Now we analyze the inflow and outflow of bikes per station. This will help us to address the bike distribution problem.
The dots with red hue shows the stations which have more bike pickups than drops.The dots with yello hue shows almost equal pickup and drops whereas the green dots show low bike pickups than drops. Clicking on the station gives us info about the station name, number of trips started and no of trips ended at the station.
trips_start_end_total <-
inner_join(
trips_start_by_station,
trips_end_by_station,
by = c("start_station_name" = "end_station_name"),
suffix = c("_started_here", "_ended_here")
) %>% dplyr::select(-c(end_station_latitude, end_station_longitude)) %>% mutate(diff_start_end = total_trips_ended_here - total_trips_started_here) %>% mutate(content = paste(
paste("Station Name: ", start_station_name),
paste("Trips Started here: ", total_trips_started_here),
paste("Trips Ended here: ", total_trips_ended_here),
sep = "<br/>"
))
palData <- classInt::classIntervals(trips_start_end_total$diff_start_end,style = "quantile")
colPalette <- RColorBrewer::brewer.pal(n = 9, name = "RdYlGn")
trips_start_end_total <- trips_start_end_total %>% ungroup %>% mutate(colors = classInt::findColours(palData,colPalette))
plot_trips_start_end_total <- leaflet(trips_start_end_total) %>% addProviderTiles(providers$CartoDB.DarkMatter) %>% setView(lng = -122.419416,lat = 37.774929,zoom = 12) %>% addCircles(lng = ~start_station_longitude,lat = ~start_station_latitude,opacity = 1,fillOpacity = 1,color = ~colors,stroke = T,popup = ~content,radius = 25)
plot_trips_start_end_total
It can be seen that the stations such as Grant Avenue at Columbus Avenue and 2nd at Folsom have significantly more trips starting.
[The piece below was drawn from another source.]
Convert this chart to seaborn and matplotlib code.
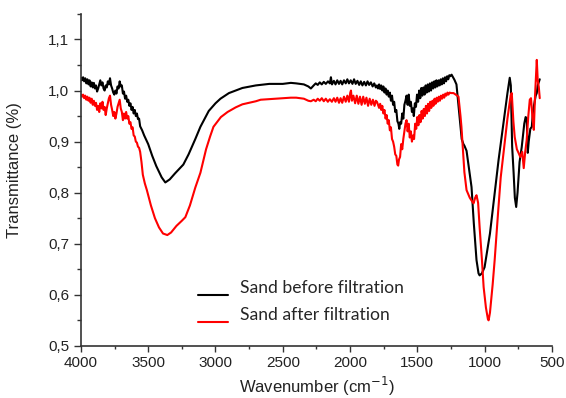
import numpy as np
import pandas as pd
import matplotlib
matplotlib.use("Agg")
import matplotlib.pyplot as plt
import seaborn as sns
from matplotlib.ticker import MultipleLocator, FuncFormatter
from matplotlib.lines import Line2D

# ---- data ----
wn_before = [4000, 3992, 3984, 3976, 3968, 3960, 3952, 3944, 3936, 3928, 3920, 3912, 3904, 3896,
             3888, 3880, 3872, 3864, 3856, 3848, 3840, 3832, 3824, 3816, 3808, 3800, 3792, 3784,
             3776, 3768, 3760, 3752, 3744, 3736, 3728, 3720, 3712, 3704, 3696, 3688, 3680, 3672,
             3664, 3656, 3648, 3640, 3632, 3624, 3616, 3608, 3600, 3592, 3584, 3576, 3568, 3560,
             3545, 3530, 3500, 3470, 3440, 3400, 3373, 3340, 3300, 3239, 3200, 3150, 3112, 3050,
             3000, 2963, 2900, 2800, 2700, 2600, 2500, 2440, 2400, 2343, 2310, 2291,
             2270, 2255, 2240, 2225, 2210, 2195, 2180, 2164, 2150, 2142, 2134, 2120, 2108, 2095,
             2082, 2070, 2058, 2045, 2032, 2020, 2008, 1995, 1982, 1970, 1958, 1945, 1932, 1920,
             1908, 1895, 1882, 1870, 1858, 1845, 1832, 1820, 1808,
             1800, 1792, 1784, 1776, 1768, 1760, 1752, 1744, 1736, 1728, 1720, 1712, 1704, 1696,
             1688, 1680, 1672, 1664, 1656, 1648, 1640, 1634, 1628, 1620, 1612, 1604, 1596, 1588,
             1580, 1572, 1564, 1556, 1548, 1540, 1532, 1526, 1518, 1510, 1502, 1494, 1486, 1478,
             1470, 1462, 1454, 1446, 1438, 1430, 1422, 1414, 1406, 1398, 1390, 1382, 1374, 1366,
             1358, 1350, 1342, 1334, 1326, 1318, 1310, 1302, 1294, 1286, 1278, 1270, 1262, 1254,
             1245, 1224, 1209, 1187, 1170, 1157, 1150, 1134, 1120, 1097, 1080, 1060, 1045, 1037,
             1020, 1000, 960, 920, 896, 860, 830, 813, 805, 795, 784, 775, 765, 755, 740, 724,
             705, 695, 687, 679, 672, 660, 649, 640, 620, 612, 605, 590]
tr_before = [1.025, 1.020, 1.026, 1.018, 1.024, 1.014, 1.022, 1.012, 1.020, 1.008, 1.016, 1.006,
             1.015, 1.004, 1.010, 0.998, 1.004, 1.012, 1.020, 1.010, 1.016, 1.004, 1.000, 1.010,
             1.006, 1.018, 1.012, 1.024, 1.010, 1.004, 0.996, 0.992, 1.000, 0.994, 1.008, 1.004,
             1.018, 1.008, 1.010, 0.994, 0.998, 0.984, 0.990, 0.978, 0.982, 0.970, 0.975, 0.962,
             0.968, 0.955, 0.962, 0.950, 0.955, 0.944, 0.945, 0.930,
             0.922, 0.912, 0.895, 0.872, 0.852, 0.830, 0.820, 0.826, 0.838, 0.855, 0.875, 0.905,
             0.929, 0.960, 0.975, 0.984, 0.995, 1.005, 1.010, 1.013, 1.013, 1.015, 1.014, 1.012,
             1.008, 1.004,
             1.010, 1.014, 1.011, 1.016, 1.012, 1.017, 1.013, 1.018, 1.014, 1.026, 1.012, 1.019,
             1.012, 1.020, 1.013, 1.019, 1.012, 1.020, 1.014, 1.022, 1.014, 1.020, 1.013, 1.022,
             1.013, 1.019, 1.011, 1.018, 1.010, 1.017, 1.010, 1.018, 1.011, 1.016, 1.008, 1.014,
             1.006,
             1.010, 1.004, 1.012, 1.003, 1.010, 1.000, 1.008, 0.996, 1.004, 0.992, 1.000, 0.988,
             0.996, 0.980, 0.990, 0.972, 0.978, 0.958, 0.962, 0.940, 0.935, 0.925, 0.938, 0.935,
             0.955, 0.945, 0.972, 0.980, 0.990, 0.972, 0.992, 0.970, 0.978, 0.958, 0.965, 0.950,
             0.975, 0.968, 0.992, 0.978, 1.000, 0.985, 1.005, 0.990, 1.006, 0.992, 1.010, 0.996,
             1.012, 0.998, 1.014, 1.000, 1.016, 1.004, 1.018, 1.006, 1.020, 1.008, 1.020, 1.010,
             1.022, 1.012, 1.024, 1.014, 1.026, 1.018, 1.028, 1.022, 1.030, 1.028,
             1.031, 1.021, 1.012, 0.952, 0.905, 0.895, 0.892, 0.882, 0.855, 0.811, 0.740, 0.668,
             0.642, 0.638, 0.642, 0.654, 0.720, 0.810, 0.864, 0.935, 0.995, 1.025, 1.010, 0.890,
             0.838, 0.790, 0.772, 0.800, 0.860, 0.889, 0.935, 0.948, 0.946, 0.878, 0.900, 0.925,
             0.929, 0.960, 0.990, 0.995, 1.010, 1.022]

wn_after = [4000, 3992, 3984, 3976, 3968, 3960, 3952, 3944, 3936, 3928, 3920, 3912, 3904, 3896,
            3888, 3880, 3872, 3864, 3856, 3848, 3840, 3832, 3824, 3816, 3808, 3800, 3792, 3784,
            3776, 3768, 3760, 3752, 3744, 3736, 3728, 3720, 3712, 3704, 3696, 3688, 3680, 3672,
            3664, 3656, 3648, 3640, 3632, 3624, 3616, 3608, 3600, 3592, 3584, 3576, 3568, 3560,
            3550, 3540, 3525, 3510, 3480, 3450, 3420, 3390, 3358, 3330, 3290, 3250, 3224, 3190,
            3150, 3112, 3070, 3040, 3015, 2960, 2910, 2850, 2800, 2700, 2664, 2550, 2440, 2400,
            2343, 2310, 2291,
            2270, 2255, 2240, 2225, 2210, 2195, 2180, 2165, 2150, 2135, 2120, 2108, 2095, 2082,
            2070, 2058, 2045, 2032, 2020, 2008, 1998, 1993, 1986, 1975, 1962, 1950, 1938, 1926,
            1914, 1902, 1890, 1878, 1866, 1854, 1842, 1830, 1818, 1808,
            1800, 1792, 1784, 1776, 1768, 1760, 1752, 1744, 1736, 1728, 1720, 1712, 1704, 1696,
            1688, 1680, 1672, 1664, 1656, 1648, 1642, 1636, 1628, 1620, 1612, 1604, 1596, 1588,
            1580, 1572, 1564, 1556, 1548, 1540, 1532, 1524, 1516, 1508, 1500, 1492, 1484, 1476,
            1468, 1460, 1452, 1444, 1436, 1428, 1420, 1412, 1404, 1396, 1388, 1380, 1372, 1364,
            1356, 1348, 1340, 1332, 1324, 1316, 1308, 1300, 1292, 1284, 1276, 1268, 1260, 1250,
            1231, 1209, 1194, 1179, 1172, 1160, 1150, 1134, 1110, 1090, 1082, 1070, 1060, 1048,
            1037, 1020, 1007, 990, 975, 970, 960, 940, 925, 900, 880, 851, 830, 806, 798, 786,
            776, 760, 746, 735, 720, 709, 698, 687, 675, 664, 655, 645, 634, 625, 612, 605,
            597, 590]
tr_after = [0.992, 0.988, 0.992, 0.985, 0.990, 0.982, 0.988, 0.980, 0.986, 0.976, 0.984, 0.972,
            0.980, 0.970, 0.976, 0.962, 0.970, 0.958, 0.975, 0.965, 0.978, 0.962, 0.968, 0.952,
            0.965, 0.975, 0.985, 0.990, 0.972, 0.962, 0.950, 0.958, 0.945, 0.955, 0.968, 0.975,
            0.982, 0.965, 0.958, 0.942, 0.955, 0.945, 0.958, 0.945, 0.950, 0.935, 0.938, 0.925,
            0.928, 0.912, 0.910, 0.900, 0.898, 0.890, 0.888, 0.880,
            0.860, 0.835, 0.818, 0.805, 0.775, 0.750, 0.732, 0.720, 0.717, 0.722, 0.735, 0.745,
            0.752, 0.775, 0.810, 0.839, 0.885, 0.910, 0.929, 0.948, 0.958, 0.967, 0.973, 0.979,
            0.982, 0.984, 0.986, 0.986, 0.984, 0.980, 0.979,
            0.982, 0.979, 0.984, 0.980, 0.985, 0.979, 0.984, 0.978, 0.983, 0.978, 0.985, 0.978,
            0.986, 0.976, 0.985, 0.976, 0.988, 0.978, 0.990, 0.978, 0.996, 1.000, 0.980, 0.990,
            0.975, 0.990, 0.974, 0.988, 0.972, 0.988, 0.974, 0.986, 0.970, 0.984, 0.972, 0.982,
            0.970, 0.980,
            0.978, 0.972, 0.966, 0.974, 0.962, 0.970, 0.955, 0.962, 0.945, 0.952, 0.935, 0.942,
            0.922, 0.928, 0.905, 0.900, 0.890, 0.875, 0.872, 0.855, 0.853, 0.865, 0.870, 0.895,
            0.885, 0.905, 0.920, 0.935, 0.942, 0.920, 0.935, 0.908, 0.920, 0.900, 0.912, 0.905,
            0.935, 0.925, 0.948, 0.932, 0.952, 0.938, 0.960, 0.945, 0.964, 0.950, 0.970, 0.955,
            0.974, 0.960, 0.978, 0.966, 0.980, 0.970, 0.984, 0.974, 0.986, 0.978, 0.988, 0.980,
            0.990, 0.984, 0.992, 0.986, 0.994, 0.990, 0.996, 0.992, 0.996, 0.995,
            0.995, 0.991, 0.988, 0.950, 0.929, 0.880, 0.840, 0.805, 0.790, 0.782, 0.779, 0.790,
            0.795, 0.780, 0.733, 0.670, 0.615, 0.575, 0.552, 0.550, 0.565, 0.620, 0.668, 0.760,
            0.830, 0.897, 0.945, 0.991, 0.995, 0.940, 0.909, 0.885, 0.877, 0.870, 0.880, 0.848,
            0.880, 0.903, 0.950, 0.982, 0.985, 0.950, 0.923, 0.990, 1.060, 1.020, 1.007, 0.985]

series_names = ["Sand before filtration", "Sand after filtration"]
series_colors = ["#000000", "#ff0000"]
x_ticks = [4000, 3500, 3000, 2500, 2000, 1500, 1000, 500]
y_ticks = [0.5, 0.6, 0.7, 0.8, 0.9, 1.0, 1.1]

df = pd.concat([
    pd.DataFrame({"wn": wn_before, "tr": tr_before, "series": series_names[0]}),
    pd.DataFrame({"wn": wn_after, "tr": tr_after, "series": series_names[1]}),
], ignore_index=True)

sns.set_style("ticks")
plt.rcParams["font.family"] = ["Liberation Sans", "DejaVu Sans"]

fig = plt.figure(figsize=(5.66, 3.98), dpi=100)
ax = fig.add_axes([0.143, 0.131, 0.832, 0.834])

sns.lineplot(data=df, x="wn", y="tr", hue="series", hue_order=series_names,
             palette=series_colors, estimator=None, sort=True, linewidth=1.5, ax=ax,
             legend=False)

ax.set_xlim(4000, 500)
ax.set_ylim(0.5, 1.15)
ax.set_xticks(x_ticks)
ax.set_yticks(y_ticks)
ax.xaxis.set_minor_locator(MultipleLocator(250))
ax.yaxis.set_minor_locator(MultipleLocator(0.05))
ax.yaxis.set_major_formatter(FuncFormatter(lambda v, p: f"{v:.1f}".replace(".", ",")))

for s in ["top", "right"]:
    ax.spines[s].set_visible(False)
for s in ["left", "bottom"]:
    ax.spines[s].set_color("#333333")
    ax.spines[s].set_linewidth(1.2)

ax.tick_params(axis="both", which="both", direction="out", colors="#333333",
               labelcolor="#222222", labelsize=11, width=1.0)
ax.tick_params(axis="x", which="major", length=4)
ax.tick_params(axis="x", which="minor", length=2)
ax.tick_params(axis="y", which="major", length=5)
ax.tick_params(axis="y", which="minor", length=3)

ax.set_xlabel("Wavenumber (cm$^{-1}$)", fontsize=12, color="#222222", labelpad=3)
ax.set_ylabel("Transmittance (%)", fontsize=12, color="#222222", labelpad=14)
ax.yaxis.set_label_coords(-0.125, 0.53)

handles = [Line2D([], [], color=c, lw=1.5) for c in series_colors]
leg = ax.legend(handles, series_names, loc="upper left", bbox_to_anchor=(0.248, 0.198),
                frameon=False, borderaxespad=0, borderpad=0, handlelength=1.75,
                handletextpad=0.65, labelspacing=0.63,
                prop={"family": ["Lato", "DejaVu Sans"], "size": 12.6})
for ln in leg.get_lines():
    ln.set_ydata([y - 6 for y in ln.get_ydata()])

fig.savefig("out.png", dpi=100)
Whereas the stations such as San Francisco Caltrain (Townsend at 4th) and Market at Sansome have more trips ending there.
This can help us develop the system to transport the bikes from low traffic stations to high traffic stations.
Now lets us look at the most popular routes taken by the users. Here we show the top 10 most popular routes.
popular_routes <- trips_stations_dataset %>% group_by(start_station_name,start_station_latitude,start_station_longitude,end_station_name, end_station_latitude,end_station_longitude) %>% summarise(total_trips = n())
top_10_popular_routes <- popular_routes %>% ungroup() %>% arrange(desc(total_trips)) %>% head(10) %>% mutate("Popular Routes" = paste(start_station_name,end_station_name,sep=" to ")) %>% dplyr::select("Popular Routes",total_trips)
Table(top_10_popular_routes)
| Popular Routes | total_trips |
|---|---|
| Harry Bridges Plaza (Ferry Building) to Embarcadero at Sansome | 9150 |
| San Francisco Caltrain 2 (330 Townsend) to Townsend at 7th | 8508 |
| 2nd at Townsend to Harry Bridges Plaza (Ferry Building) | 7620 |
| Harry Bridges Plaza (Ferry Building) to 2nd at Townsend | 6888 |
| Embarcadero at Sansome to Steuart at Market | 6874 |
| Townsend at 7th to San Francisco Caltrain 2 (330 Townsend) | 6836 |
| Embarcadero at Folsom to San Francisco Caltrain (Townsend at 4th) | 6351 |
| San Francisco Caltrain (Townsend at 4th) to Harry Bridges Plaza (Ferry Building) | 6215 |
| Steuart at Market to 2nd at Townsend | 6039 |
| Steuart at Market to San Francisco Caltrain (Townsend at 4th) | 5959 |
Now let us visualize the top 500 popular routes. The thickness of the lines represents the number of trips taken on that routes. Clicking on the routes gives us information about the route and trips taken on that route.
top_500_popular_routes <- popular_routes %>% ungroup() %>% arrange(desc(total_trips)) %>% head(500) %>% mutate(content = paste(paste("Route: ",paste(start_station_name,end_station_name,sep="-")),paste("Total Trips: ",total_trips),sep = "<br/>"))
palData <- classInt::classIntervals(top_500_popular_routes$total_trips,style = "quantile")
colPalette <- RColorBrewer::brewer.pal(n = 9, name = "YlOrRd")
top_500_popular_routes <- top_500_popular_routes %>% ungroup %>% mutate(colors = classInt::findColours(palData,colPalette)) %>% mutate(total_trips_normalized = scales::rescale(total_trips))
plot_popular_routes <- leaflet(top_500_popular_routes) %>% addProviderTiles(providers$CartoDB.DarkMatter) %>% setView(lng = -122.419416,lat = 37.774929,zoom = 12)
for (i in nrow(top_500_popular_routes):1)
plot_popular_routes<-plot_popular_routes%>%addPolylines(lat=c(top_500_popular_routes[i,]$start_station_latitude,top_500_popular_routes[i,]$end_station_latitude),lng=c(top_500_popular_routes[i,]$start_station_longitude,top_500_popular_routes[i,]$end_station_longitude),color = "yellow",popup = top_500_popular_routes[i,]$content,weight = top_500_popular_routes[i,]$total_trips_normalized*5)
plot_popular_routes
Efficient bike transportation system should be put in place to transport bikes from low traffic stations to high traffic stations.
A model can be built to forecast bike demands at each station. This will help us optimize the bike deployment system and hence increase the revenue.
Discounts should be offered during weekends and non-peak hours. This will help increase the bike utilization and increase the revenue.
Marketing promotions should be targetted on regular customers to convert them into subscribers.
Surge pricing should be implemented based on the outflow and inflow at each station.